- **What you need to do**: Copy exactly the lines that run from the top of the listing to the line containing "fontsize=21, fontweight='bold', color='black')", both ends included, and omit the pictures.

Begin Supplied data

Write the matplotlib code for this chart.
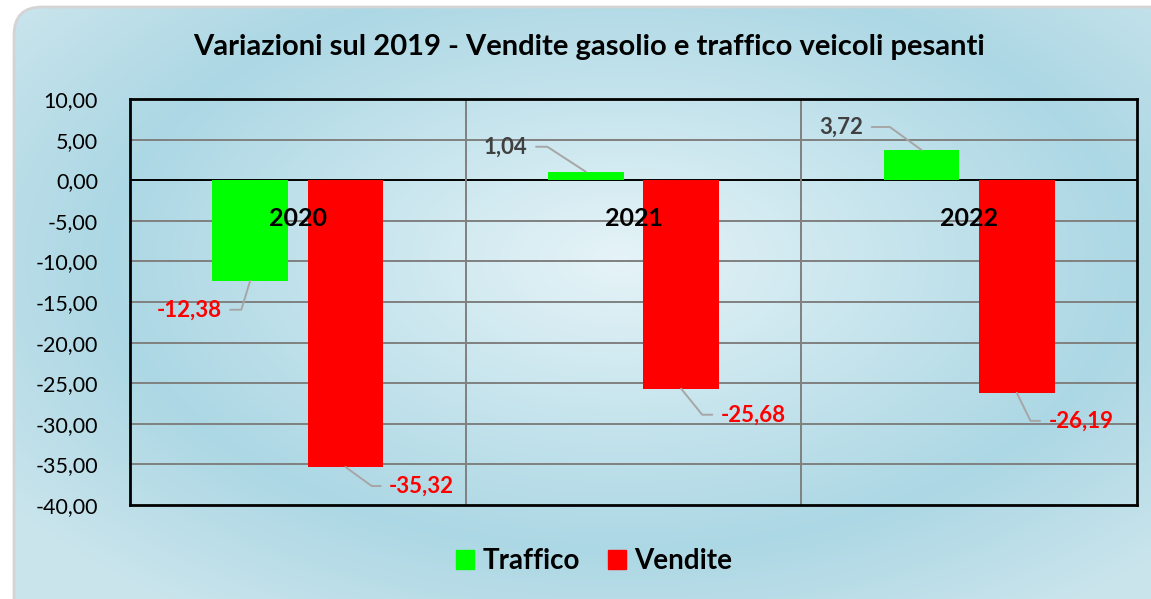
import numpy as np
import matplotlib
matplotlib.use("Agg")
from matplotlib import pyplot as plt
from matplotlib.patches import FancyBboxPatch, Patch
from matplotlib import ticker

plt.rcParams['font.family'] = ['Lato', 'DejaVu Sans']

# data
anni = ['2020', '2021', '2022']
traffico = [-12.38, 1.04, 3.72]
vendite = [-35.32, -25.68, -26.19]
yticks = [10, 5, 0, -5, -10, -15, -20, -25, -30, -35, -40]

W, H = 1151, 599
fig = plt.figure(figsize=(W/100, H/100), dpi=100)
fig.patch.set_facecolor('white')

# background with radial gradient inside a rounded box
bg = fig.add_axes([0, 0, 1, 1])
bg.set_xlim(0, W)
bg.set_ylim(H, 0)
bg.set_axis_off()
yy, xx = np.mgrid[0:H, 0:W]
t = np.sqrt(((xx - 620) / 600.0) ** 2 + ((yy - 260) / 340.0) ** 2)
stops_t = [0.0, 0.85, 1.25]
c0 = np.array([0.90, 0.955, 0.97])
c1 = np.array([0.675, 0.845, 0.895])
c2 = np.array([0.79, 0.895, 0.925])
img = np.zeros((H, W, 3))
for k in range(3):
    img[..., k] = np.interp(t, stops_t, [c0[k], c1[k], c2[k]])
box = FancyBboxPatch((14, 7), 1200, 650, boxstyle="round,pad=0,rounding_size=28",
                     facecolor='none', edgecolor='#d4d4d4', linewidth=2, transform=bg.transData)
bg.add_patch(box)
im = bg.imshow(img, extent=(0, W, H, 0), aspect='auto', interpolation='bilinear')
im.set_clip_path(box)

fig.text(589/W, 1 - 47/H, 'Variazioni sul 2019 - Vendite gasolio e traffico veicoli pesanti',
         ha='center', va='center', fontsize=21, fontweight='bold', color='black')

ax = fig.add_axes([130/W, 1 - 505/H, (1137-130)/W, (505-99)/H])
ax.patch.set_alpha(0)
x = np.arange(len(anni))
bw = 0.226
off = 0.142
b1 = ax.bar(x - off, traffico, width=bw, color='#00ff00', label='Traffico', zorder=3)
b2 = ax.bar(x + off, vendite, width=bw, color='#ff0000', label='Vendite', zorder=3)

ax.set_xlim(-0.5, 2.5)
ax.set_ylim(-40, 10)
ax.set_yticks(yticks)
ax.yaxis.set_major_formatter(ticker.FuncFormatter(lambda v, p: f"{v:.2f}".replace('.', ',')))
ax.tick_params(axis='y', length=0, pad=23, labelsize=15.5)
ax.set_xticks([])
for v in yticks[1:-1]:
    ax.axhline(v, color='#808080' if v != 0 else 'black', lw=1.4, zorder=2)
for s in [0.5, 1.5]:
    ax.axvline(s, color='#808080', lw=1.4, zorder=2)
for sp in ax.spines.values():
    sp.set_linewidth(2)
    sp.set_color('black')

for i, a in enumerate(anni):
    ax.annotate(a, (i, 0), xytext=(0, -38), textcoords='offset pixels', ha='center', va='center',
                fontsize=18, fontweight='bold', zorder=5)

# data labels with leader lines: (offset px, leader angle)
lab_t = [((-61, -29), 73), ((-80, 25), 147), ((-80, 23), 144)]
lab_v = [((76, -19), -36), ((72, -26), -51), ((64, -28), -64)]

def lab(xv, v, o, ang):
    col = '#ff0000' if v < 0 else '#404040'
    ax.annotate(f"{v:.2f}".replace('.', ','), (xv, v), xytext=o, textcoords='offset pixels',
                ha='center', va='center', fontsize=16, fontweight='bold', color=col, zorder=6,
                arrowprops=dict(arrowstyle='-', color='#a6a6a6', lw=1.4, shrinkA=4, shrinkB=0,
                                connectionstyle=f"angle,angleA=0,angleB={ang},rad=0"))

for i in range(len(anni)):
    lab(x[i] - off, traffico[i], *lab_t[i])
    lab(x[i] + off, vendite[i], *lab_v[i])

fig.legend(handles=[Patch(color='#00ff00', label='Traffico'), Patch(color='#ff0000', label='Vendite')],
           loc='center', bbox_to_anchor=(594/W, 1 - 561/H), ncol=2, frameon=False,
           prop={'size': 20, 'weight': 'bold'}, handlelength=0.65, handleheight=0.65,
           handletextpad=0.3, columnspacing=1.0)

fig.savefig('out.png', dpi=100, facecolor='white')
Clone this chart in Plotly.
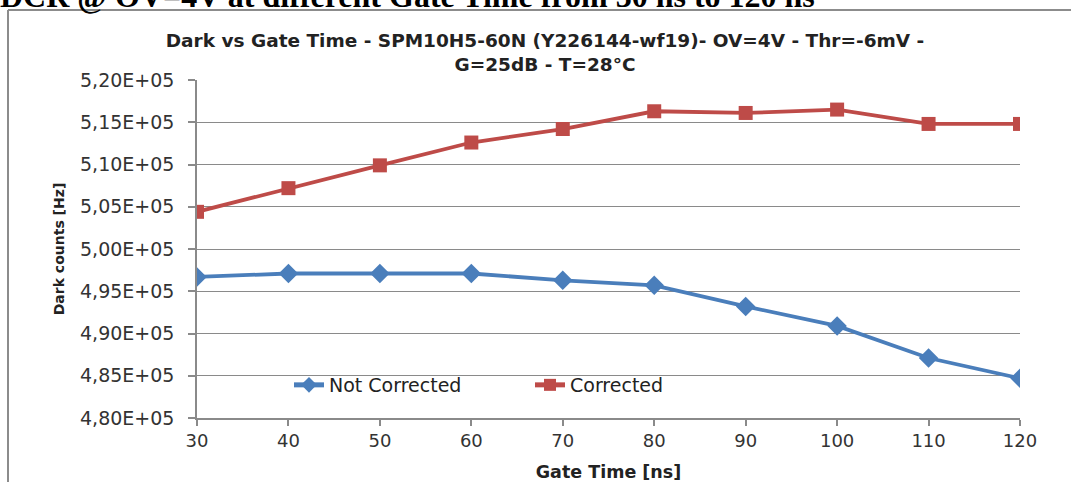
import plotly.graph_objects as go

# Gate time settings [ns]
gate_time = [30, 40, 50, 60, 70, 80, 90, 100, 110, 120]

# Dark count rate [Hz]
not_corrected = [496700, 497100, 497100, 497100, 496300, 495700, 493200, 490900, 487100, 484700]
corrected = [504400, 507200, 509900, 512600, 514200, 516300, 516100, 516500, 514800, 514800]

# Y-axis ticks with comma decimal notation
y_tick_vals = [480000, 485000, 490000, 495000, 500000, 505000, 510000, 515000, 520000]
y_tick_text = ["4,80E+05", "4,85E+05", "4,90E+05", "4,95E+05", "5,00E+05",
               "5,05E+05", "5,10E+05", "5,15E+05", "5,20E+05"]
x_tick_vals = [30, 40, 50, 60, 70, 80, 90, 100, 110, 120]

W, H = 1071, 482
L, R, T, B = 197, 51, 80, 64
PW, PH = W - L - R, H - T - B


def px_x(p):
    return (p - L) / PW


def px_y(p):
    return (H - B - p) / PH


BLUE = "#4A7EBB"
RED = "#BE4B48"
GRID = "#8A8A8A"
TITLE_FONT = "DejaVu Sans"

fig = go.Figure()
fig.add_trace(go.Scatter(
    x=gate_time, y=not_corrected, name="Not Corrected",
    mode="lines+markers",
    line=dict(color=BLUE, width=3.8),
    marker=dict(symbol="diamond", size=15, color=BLUE),
))
fig.add_trace(go.Scatter(
    x=gate_time, y=corrected, name="Corrected",
    mode="lines+markers",
    line=dict(color=RED, width=3.8),
    marker=dict(symbol="square", size=14, color=RED),
))

fig.update_layout(
    width=W, height=H,
    margin=dict(l=L, r=R, t=T, b=B),
    paper_bgcolor="white", plot_bgcolor="white",
    showlegend=True,
    legend=dict(
        orientation="h", x=px_x(289), y=px_y(385),
        xanchor="left", yanchor="middle",
        bgcolor="rgba(0,0,0,0)",
        font=dict(family="DejaVu Sans", size=19, color="#222222"),
        entrywidth=196, entrywidthmode="pixels",
        itemsizing="constant",
    ),
    title=dict(
        text="Dark vs Gate Time - SPM10H5-60N (Y226144-wf19)- OV=4V - Thr=-6mV -<br>G=25dB - T=28°C",
        x=px_x(545), xref="paper", xanchor="center",
        y=1 - 47 / H, yanchor="top",
        font=dict(family=TITLE_FONT, size=18.5, color="#222222", weight="bold"),
    ),
)

fig.update_xaxes(
    range=[30, 120], tickvals=x_tick_vals,
    showgrid=False, zeroline=False, automargin=False,
    showline=True, linecolor=GRID, linewidth=1.5,
    ticks="outside", ticklen=6, tickcolor=GRID, tickwidth=1.5,
    tickfont=dict(family="DejaVu Sans", size=18, color="#333333"),
    title=dict(text="<b>Gate Time [ns]</b>", standoff=17,
               font=dict(family=TITLE_FONT, size=17.5, color="#222222")),
)
fig.update_yaxes(
    range=[480000, 520000], tickvals=y_tick_vals, ticktext=y_tick_text,
    showgrid=True, gridcolor=GRID, gridwidth=1.2,
    zeroline=False, automargin=False,
    showline=True, linecolor=GRID, linewidth=1.5,
    ticks="outside", ticklen=7, tickcolor=GRID, tickwidth=1.5,
    ticklabelstandoff=10,
    tickfont=dict(family="DejaVu Sans", size=19, color="#333333"),
    title=dict(text="<b>Dark counts [Hz]</b>", standoff=12,
               font=dict(family=TITLE_FONT, size=14, color="#222222")),
)

# Outer chart frame (left and top edges)
fig.add_shape(type="line", xref="paper", yref="paper",
              x0=px_x(8), x1=px_x(8), y0=px_y(10), y1=px_y(H + 5),
              line=dict(color="#8C8C8C", width=2))
fig.add_shape(type="line", xref="paper", yref="paper",
              x0=px_x(8), x1=px_x(W + 5), y0=px_y(10), y1=px_y(10),
              line=dict(color="#8C8C8C", width=2))

# Heading above the chart frame, running off the top edge of the page
fig.add_annotation(
    text="<b>DCR @ OV=4V at different Gate Time from 30 ns to 120 ns</b>",
    xref="paper", yref="paper", x=px_x(-2), y=px_y(-4),
    xanchor="left", yanchor="middle", showarrow=False,
    font=dict(family="Liberation Serif", size=32, color="black"),
)

fig.write_html("out.html")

End Supplied data

- **Worked answer**:
Write the matplotlib code for this chart.
import numpy as np
import matplotlib
matplotlib.use("Agg")
from matplotlib import pyplot as plt
from matplotlib.patches import FancyBboxPatch, Patch
from matplotlib import ticker

plt.rcParams['font.family'] = ['Lato', 'DejaVu Sans']

# data
anni = ['2020', '2021', '2022']
traffico = [-12.38, 1.04, 3.72]
vendite = [-35.32, -25.68, -26.19]
yticks = [10, 5, 0, -5, -10, -15, -20, -25, -30, -35, -40]

W, H = 1151, 599
fig = plt.figure(figsize=(W/100, H/100), dpi=100)
fig.patch.set_facecolor('white')

# background with radial gradient inside a rounded box
bg = fig.add_axes([0, 0, 1, 1])
bg.set_xlim(0, W)
bg.set_ylim(H, 0)
bg.set_axis_off()
yy, xx = np.mgrid[0:H, 0:W]
t = np.sqrt(((xx - 620) / 600.0) ** 2 + ((yy - 260) / 340.0) ** 2)
stops_t = [0.0, 0.85, 1.25]
c0 = np.array([0.90, 0.955, 0.97])
c1 = np.array([0.675, 0.845, 0.895])
c2 = np.array([0.79, 0.895, 0.925])
img = np.zeros((H, W, 3))
for k in range(3):
    img[..., k] = np.interp(t, stops_t, [c0[k], c1[k], c2[k]])
box = FancyBboxPatch((14, 7), 1200, 650, boxstyle="round,pad=0,rounding_size=28",
                     facecolor='none', edgecolor='#d4d4d4', linewidth=2, transform=bg.transData)
bg.add_patch(box)
im = bg.imshow(img, extent=(0, W, H, 0), aspect='auto', interpolation='bilinear')
im.set_clip_path(box)

fig.text(589/W, 1 - 47/H, 'Variazioni sul 2019 - Vendite gasolio e traffico veicoli pesanti',
         ha='center', va='center', fontsize=21, fontweight='bold', color='black')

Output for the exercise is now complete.